GIVEN TASK: Below are records to repeat exactly. Omit the pictures from the copy.

RECORDED INFORMATION:
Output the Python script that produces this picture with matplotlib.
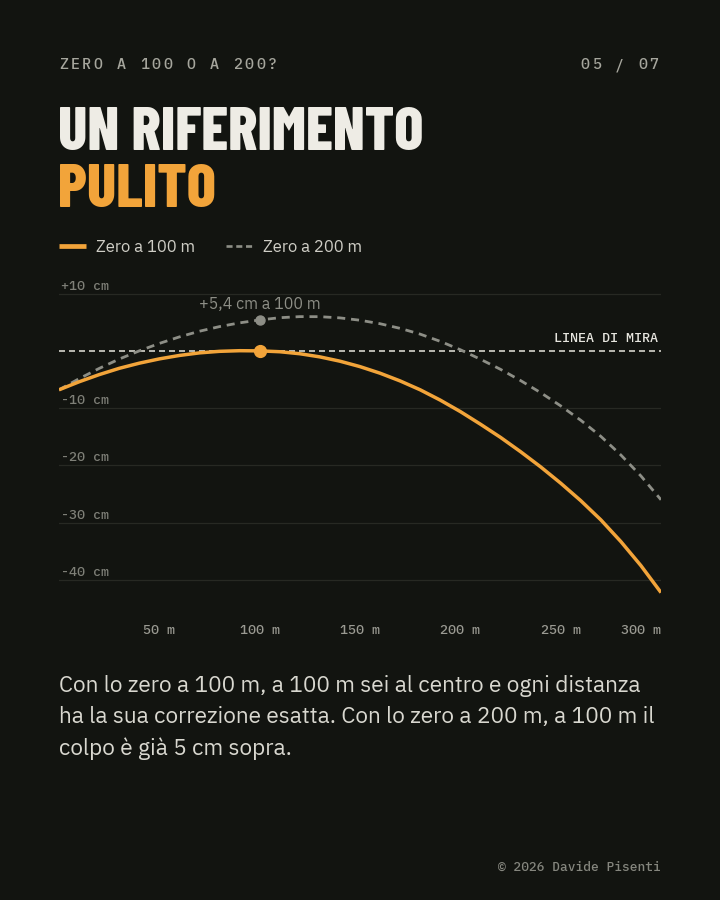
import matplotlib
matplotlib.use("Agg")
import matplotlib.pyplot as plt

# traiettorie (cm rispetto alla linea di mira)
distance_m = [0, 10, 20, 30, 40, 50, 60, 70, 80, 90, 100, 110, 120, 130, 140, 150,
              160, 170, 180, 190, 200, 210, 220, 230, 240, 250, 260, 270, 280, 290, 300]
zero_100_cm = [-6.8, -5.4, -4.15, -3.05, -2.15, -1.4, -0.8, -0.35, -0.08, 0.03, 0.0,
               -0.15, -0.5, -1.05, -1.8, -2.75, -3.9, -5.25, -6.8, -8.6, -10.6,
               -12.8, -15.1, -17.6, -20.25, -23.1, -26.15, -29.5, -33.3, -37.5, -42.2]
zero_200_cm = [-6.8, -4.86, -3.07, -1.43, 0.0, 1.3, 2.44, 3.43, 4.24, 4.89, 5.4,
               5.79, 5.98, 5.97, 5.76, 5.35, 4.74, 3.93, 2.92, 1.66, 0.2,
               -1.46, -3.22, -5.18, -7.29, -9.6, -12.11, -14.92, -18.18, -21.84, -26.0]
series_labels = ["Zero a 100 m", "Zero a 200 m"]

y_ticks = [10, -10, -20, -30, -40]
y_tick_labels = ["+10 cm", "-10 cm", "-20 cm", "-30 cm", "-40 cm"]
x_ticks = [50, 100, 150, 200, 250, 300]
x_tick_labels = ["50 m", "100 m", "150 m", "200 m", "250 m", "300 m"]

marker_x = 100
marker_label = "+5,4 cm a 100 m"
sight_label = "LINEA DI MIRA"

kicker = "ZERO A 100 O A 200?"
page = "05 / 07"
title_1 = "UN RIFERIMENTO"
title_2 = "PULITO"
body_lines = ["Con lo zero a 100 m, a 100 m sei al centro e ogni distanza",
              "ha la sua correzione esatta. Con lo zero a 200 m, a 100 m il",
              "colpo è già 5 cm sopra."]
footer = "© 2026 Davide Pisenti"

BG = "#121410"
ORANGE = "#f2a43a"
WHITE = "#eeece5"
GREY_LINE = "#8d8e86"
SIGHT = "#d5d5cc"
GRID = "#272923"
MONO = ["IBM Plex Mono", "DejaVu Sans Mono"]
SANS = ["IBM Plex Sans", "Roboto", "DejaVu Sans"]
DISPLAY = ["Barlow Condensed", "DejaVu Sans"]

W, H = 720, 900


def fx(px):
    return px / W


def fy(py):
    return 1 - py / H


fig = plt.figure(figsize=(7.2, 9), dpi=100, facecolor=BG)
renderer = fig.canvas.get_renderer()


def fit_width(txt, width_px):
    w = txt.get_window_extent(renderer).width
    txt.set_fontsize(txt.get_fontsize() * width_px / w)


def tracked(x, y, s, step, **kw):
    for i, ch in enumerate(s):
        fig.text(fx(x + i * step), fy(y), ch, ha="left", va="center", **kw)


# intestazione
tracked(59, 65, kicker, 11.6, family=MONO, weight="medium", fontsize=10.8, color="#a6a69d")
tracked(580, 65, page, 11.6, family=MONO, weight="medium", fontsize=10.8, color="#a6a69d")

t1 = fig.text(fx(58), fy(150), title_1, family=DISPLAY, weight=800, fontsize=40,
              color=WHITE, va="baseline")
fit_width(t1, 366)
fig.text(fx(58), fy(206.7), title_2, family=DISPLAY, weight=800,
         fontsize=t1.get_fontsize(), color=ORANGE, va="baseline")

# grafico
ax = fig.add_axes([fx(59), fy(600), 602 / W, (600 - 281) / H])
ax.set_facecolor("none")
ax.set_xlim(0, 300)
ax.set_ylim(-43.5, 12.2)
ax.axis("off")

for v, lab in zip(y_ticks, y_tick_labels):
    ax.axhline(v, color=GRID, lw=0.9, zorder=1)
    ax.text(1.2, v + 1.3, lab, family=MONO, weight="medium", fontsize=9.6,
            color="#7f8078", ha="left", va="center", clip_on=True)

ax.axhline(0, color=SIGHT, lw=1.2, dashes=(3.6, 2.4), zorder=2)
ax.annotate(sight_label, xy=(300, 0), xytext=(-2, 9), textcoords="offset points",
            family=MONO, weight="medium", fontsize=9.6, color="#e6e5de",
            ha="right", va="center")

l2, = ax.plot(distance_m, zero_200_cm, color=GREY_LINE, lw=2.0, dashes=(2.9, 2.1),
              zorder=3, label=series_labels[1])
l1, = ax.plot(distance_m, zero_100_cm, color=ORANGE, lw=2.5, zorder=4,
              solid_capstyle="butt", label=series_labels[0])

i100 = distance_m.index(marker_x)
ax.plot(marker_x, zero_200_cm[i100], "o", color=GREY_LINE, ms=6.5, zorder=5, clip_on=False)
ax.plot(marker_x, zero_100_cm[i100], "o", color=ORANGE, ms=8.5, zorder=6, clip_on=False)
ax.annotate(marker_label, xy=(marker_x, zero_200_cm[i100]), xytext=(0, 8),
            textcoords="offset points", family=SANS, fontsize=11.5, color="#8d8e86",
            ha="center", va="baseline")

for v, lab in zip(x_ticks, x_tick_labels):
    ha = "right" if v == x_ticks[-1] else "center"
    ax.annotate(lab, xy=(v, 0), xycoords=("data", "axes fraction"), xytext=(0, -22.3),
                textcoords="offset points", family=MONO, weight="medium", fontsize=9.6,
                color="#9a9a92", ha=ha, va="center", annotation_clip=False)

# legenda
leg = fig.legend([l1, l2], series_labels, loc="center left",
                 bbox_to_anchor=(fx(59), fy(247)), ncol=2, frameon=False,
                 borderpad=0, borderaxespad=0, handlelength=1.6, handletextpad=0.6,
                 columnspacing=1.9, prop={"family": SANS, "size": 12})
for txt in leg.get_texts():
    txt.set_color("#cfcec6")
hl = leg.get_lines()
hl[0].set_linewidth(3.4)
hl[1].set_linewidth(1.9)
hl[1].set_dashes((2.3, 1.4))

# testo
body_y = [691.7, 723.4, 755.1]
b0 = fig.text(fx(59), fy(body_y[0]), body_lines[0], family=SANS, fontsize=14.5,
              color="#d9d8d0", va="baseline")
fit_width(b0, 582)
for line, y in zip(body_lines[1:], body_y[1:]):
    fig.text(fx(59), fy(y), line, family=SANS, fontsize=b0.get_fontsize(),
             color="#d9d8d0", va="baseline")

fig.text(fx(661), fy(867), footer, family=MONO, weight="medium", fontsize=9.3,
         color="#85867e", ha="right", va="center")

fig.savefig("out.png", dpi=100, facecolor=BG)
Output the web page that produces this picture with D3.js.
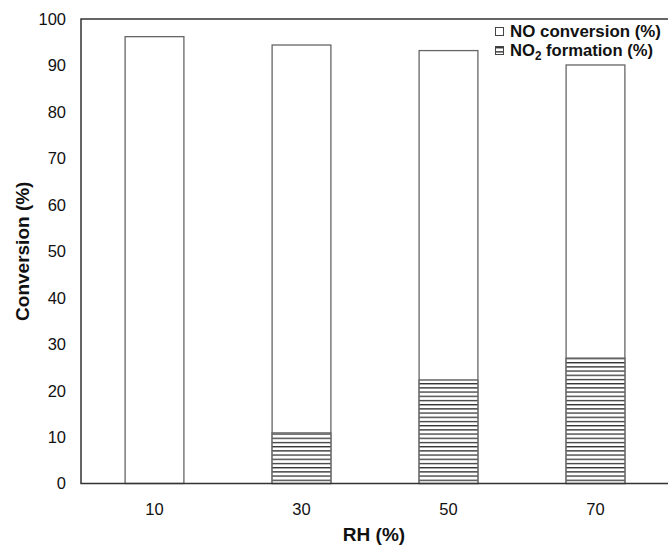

CORRECT ANSWER:
Output the Python script that produces this picture with matplotlib.
import matplotlib
matplotlib.use("Agg")
import matplotlib.pyplot as plt

# traiettorie (cm rispetto alla linea di mira)
distance_m = [0, 10, 20, 30, 40, 50, 60, 70, 80, 90, 100, 110, 120, 130, 140, 150,
              160, 170, 180, 190, 200, 210, 220, 230, 240, 250, 260, 270, 280, 290, 300]
zero_100_cm = [-6.8, -5.4, -4.15, -3.05, -2.15, -1.4, -0.8, -0.35, -0.08, 0.03, 0.0,
               -0.15, -0.5, -1.05, -1.8, -2.75, -3.9, -5.25, -6.8, -8.6, -10.6,
               -12.8, -15.1, -17.6, -20.25, -23.1, -26.15, -29.5, -33.3, -37.5, -42.2]
zero_200_cm = [-6.8, -4.86, -3.07, -1.43, 0.0, 1.3, 2.44, 3.43, 4.24, 4.89, 5.4,
               5.79, 5.98, 5.97, 5.76, 5.35, 4.74, 3.93, 2.92, 1.66, 0.2,
               -1.46, -3.22, -5.18, -7.29, -9.6, -12.11, -14.92, -18.18, -21.84, -26.0]
series_labels = ["Zero a 100 m", "Zero a 200 m"]

y_ticks = [10, -10, -20, -30, -40]
y_tick_labels = ["+10 cm", "-10 cm", "-20 cm", "-30 cm", "-40 cm"]
x_ticks = [50, 100, 150, 200, 250, 300]
x_tick_labels = ["50 m", "100 m", "150 m", "200 m", "250 m", "300 m"]

marker_x = 100
marker_label = "+5,4 cm a 100 m"
sight_label = "LINEA DI MIRA"

kicker = "ZERO A 100 O A 200?"
page = "05 / 07"
title_1 = "UN RIFERIMENTO"
title_2 = "PULITO"
body_lines = ["Con lo zero a 100 m, a 100 m sei al centro e ogni distanza",
              "ha la sua correzione esatta. Con lo zero a 200 m, a 100 m il",
              "colpo è già 5 cm sopra."]
footer = "© 2026 Davide Pisenti"

BG = "#121410"
ORANGE = "#f2a43a"
WHITE = "#eeece5"
GREY_LINE = "#8d8e86"
SIGHT = "#d5d5cc"
GRID = "#272923"
MONO = ["IBM Plex Mono", "DejaVu Sans Mono"]
SANS = ["IBM Plex Sans", "Roboto", "DejaVu Sans"]
DISPLAY = ["Barlow Condensed", "DejaVu Sans"]

W, H = 720, 900


def fx(px):
    return px / W


def fy(py):
    return 1 - py / H


fig = plt.figure(figsize=(7.2, 9), dpi=100, facecolor=BG)
renderer = fig.canvas.get_renderer()


def fit_width(txt, width_px):
    w = txt.get_window_extent(renderer).width
    txt.set_fontsize(txt.get_fontsize() * width_px / w)


def tracked(x, y, s, step, **kw):
    for i, ch in enumerate(s):
        fig.text(fx(x + i * step), fy(y), ch, ha="left", va="center", **kw)


# intestazione
tracked(59, 65, kicker, 11.6, family=MONO, weight="medium", fontsize=10.8, color="#a6a69d")
tracked(580, 65, page, 11.6, family=MONO, weight="medium", fontsize=10.8, color="#a6a69d")

t1 = fig.text(fx(58), fy(150), title_1, family=DISPLAY, weight=800, fontsize=40,
              color=WHITE, va="baseline")
fit_width(t1, 366)
fig.text(fx(58), fy(206.7), title_2, family=DISPLAY, weight=800,
         fontsize=t1.get_fontsize(), color=ORANGE, va="baseline")

# grafico
ax = fig.add_axes([fx(59), fy(600), 602 / W, (600 - 281) / H])
ax.set_facecolor("none")
ax.set_xlim(0, 300)
ax.set_ylim(-43.5, 12.2)
ax.axis("off")

for v, lab in zip(y_ticks, y_tick_labels):
    ax.axhline(v, color=GRID, lw=0.9, zorder=1)
    ax.text(1.2, v + 1.3, lab, family=MONO, weight="medium", fontsize=9.6,
            color="#7f8078", ha="left", va="center", clip_on=True)

ax.axhline(0, color=SIGHT, lw=1.2, dashes=(3.6, 2.4), zorder=2)
ax.annotate(sight_label, xy=(300, 0), xytext=(-2, 9), textcoords="offset points",
            family=MONO, weight="medium", fontsize=9.6, color="#e6e5de",
            ha="right", va="center")

l2, = ax.plot(distance_m, zero_200_cm, color=GREY_LINE, lw=2.0, dashes=(2.9, 2.1),
              zorder=3, label=series_labels[1])
l1, = ax.plot(distance_m, zero_100_cm, color=ORANGE, lw=2.5, zorder=4,
              solid_capstyle="butt", label=series_labels[0])

i100 = distance_m.index(marker_x)
ax.plot(marker_x, zero_200_cm[i100], "o", color=GREY_LINE, ms=6.5, zorder=5, clip_on=False)
ax.plot(marker_x, zero_100_cm[i100], "o", color=ORANGE, ms=8.5, zorder=6, clip_on=False)
ax.annotate(marker_label, xy=(marker_x, zero_200_cm[i100]), xytext=(0, 8),
            textcoords="offset points", family=SANS, fontsize=11.5, color="#8d8e86",
            ha="center", va="baseline")

for v, lab in zip(x_ticks, x_tick_labels):
    ha = "right" if v == x_ticks[-1] else "center"
    ax.annotate(lab, xy=(v, 0), xycoords=("data", "axes fraction"), xytext=(0, -22.3),
                textcoords="offset points", family=MONO, weight="medium", fontsize=9.6,
                color="#9a9a92", ha=ha, va="center", annotation_clip=False)

# legenda
leg = fig.legend([l1, l2], series_labels, loc="center left",
                 bbox_to_anchor=(fx(59), fy(247)), ncol=2, frameon=False,
                 borderpad=0, borderaxespad=0, handlelength=1.6, handletextpad=0.6,
                 columnspacing=1.9, prop={"family": SANS, "size": 12})
for txt in leg.get_texts():
    txt.set_color("#cfcec6")
hl = leg.get_lines()
hl[0].set_linewidth(3.4)
hl[1].set_linewidth(1.9)
hl[1].set_dashes((2.3, 1.4))

# testo
body_y = [691.7, 723.4, 755.1]
b0 = fig.text(fx(59), fy(body_y[0]), body_lines[0], family=SANS, fontsize=14.5,
              color="#d9d8d0", va="baseline")
fit_width(b0, 582)
for line, y in zip(body_lines[1:], body_y[1:]):
    fig.text(fx(59), fy(y), line, family=SANS, fontsize=b0.get_fontsize(),
             color="#d9d8d0", va="baseline")

fig.text(fx(661), fy(867), footer, family=MONO, weight="medium", fontsize=9.3,
         color="#85867e", ha="right", va="center")

fig.savefig("out.png", dpi=100, facecolor=BG)
Output the web page that produces this picture with D3.js.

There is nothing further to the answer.